Aunque sigue habiendo muchos extremos por aclarar sobre cómo va a evolucionar el clima como resultado del aumento de los gases de efecto invernadero, y cualquier predicción es arriesgada, la mayoría de científicos dan por seguro que el cambio se ha iniciado y que es en buena medida consecuencia de nuestra actividad. Hay además otros procesos de dimensiones globales que también resultan de la acción humana. Algunos de ellos tienen potencial para producir situaciones muy indeseables e incluso catastróficas. Es razonable tratar de cifrar los umbrales que no deberían pasar ciertas variables, como señales de alerta, pero no debemos poner una confianza excesiva en los indicadores que se han dado, ya que hay demasiada incertidumbre en su efecto en el conjunto del sistema complejo atmosférico, oceánico y social.

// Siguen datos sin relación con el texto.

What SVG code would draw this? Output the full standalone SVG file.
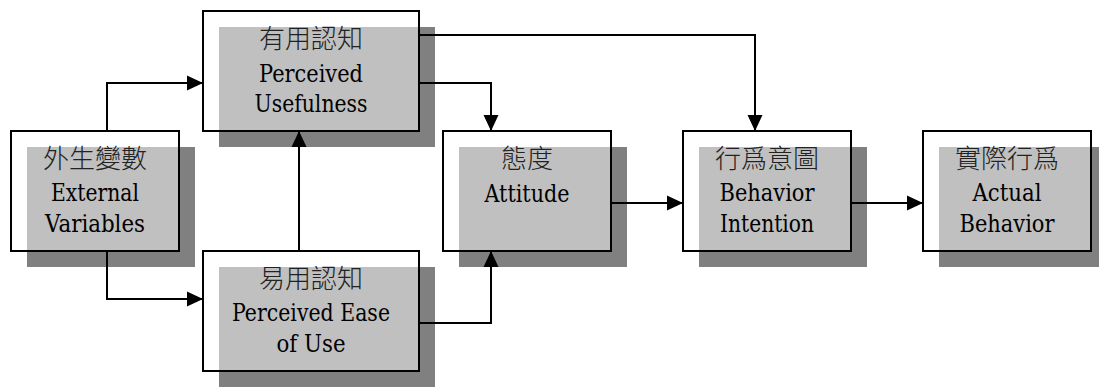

Por ello, conviene usar estos valores con prudencia. Sólo un gran esfuerzo investigador puede reducir la incertidumbre y hacer mayor la utilidad de los indicadores que, sin embargo, por sí solos, nunca serán una solución. Mientras, las sociedades humanas han de emprender una carrera contra reloj para descarbonizar sus actividades, reducir el nivel de consumo de recursos, adaptarse a una economía de decrecimiento en este sentido (menor consumo de recursos per capita) en los países ricos y favorecer un mayor equilibrio entre ricos y pobres a la vez que, gradualmente, habrá que rebajar la presión de la demografía, que contribuye a aumentar las demandas.

Este proceso va a suponer un cambio profundo en los modelos productivos y de consumo. Pero, por desgracia, es presumible que las crisis de recursos y energética continúen agravándose en el futuro próximo y provoquen nuevas crisis económicas, lo que puede forzar en posteriores reuniones internacionales la adopción de medidas más decididas.